Lena le miró, rígida y helada, con el ardor insensato de una máscara trágica en sus ojos. Durante un segundo o dos no pudo hablar. Luego dijo apresuradamente:

—¿Suicidio? Por un momento me ha desconcertado usted. Quiero decir que todos habíamos pensado que había comido alguna cosa en malas condiciones, o algo así. Sí, debe de haber sido un suicidio, supongo; aunque no puedo imaginarme por qué.

Nigel sintió, sin saber cómo, que el evidente pánico de la muchacha no había sido producido por la palabra suicidio. Su intuición se justificaría después.

—Y ese tónico que él tomaba —dijo Blount— contenía nuez vómica, según creo.

—Yo lo ignoraba.

—¿Después del almuerzo tomó su cucharada habitual?

La muchacha frunció el ceño.

—No lo recuerdo con certeza. Siempre lo hacía; de modo que supongo que si no lo hubiera hecho después del almuerzo, yo lo hubiera notado.

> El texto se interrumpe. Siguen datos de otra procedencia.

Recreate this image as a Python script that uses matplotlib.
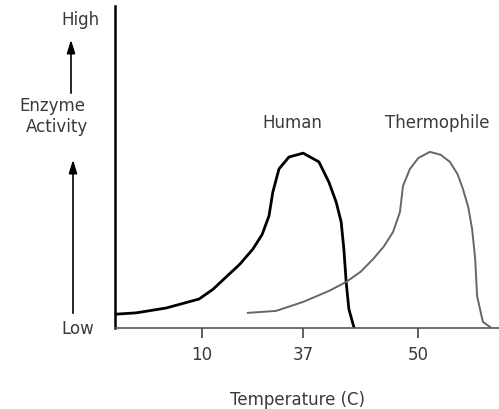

—Correcto. Sí..., sí. Si me permite, es una observación muy sutil —dijo Blount felicitándola. Se quitó las gafas y jugó con ellas como si estuviera indeciso—. Mire, señorita Lawson: estoy pensando en la botella. Ha desaparecido. Es muy extraño, ¿sabe?, porque creemos, creemos solamente, que ese frasco puede tener... eh... relación con el fallecimiento. La nuez vómica es un veneno, ¿sabe?, del grupo de la estricnina, y el señor Rattery podría haber agregado un poco más de veneno a su dosis, si hubiera querido suicidarse. Pero si lo hizo así, no pudo, sin embargo, hacer desaparecer la botella.

La reprimida agitación de Blount hizo resurgir su casi desaparecido acento de Glasgow. Ahora Lena se había serenado, o no tenía nada que ocultar. Habló con voz indecisa:

—¿Usted quiere decir que si hubieran encontrado el frasco sobre el aparador después de la muerte de George, esto hubiera probado que se trataba de un suicidio?

—No, no precisamente eso, señorita Lawson —dijo Blount, con tono benévolo. Luego los labios perdieron su amabilidad, se inclinó hacia delante y habló con fría deliberación—: Quiero decir que la desaparición del frasco lo configura como asesinato.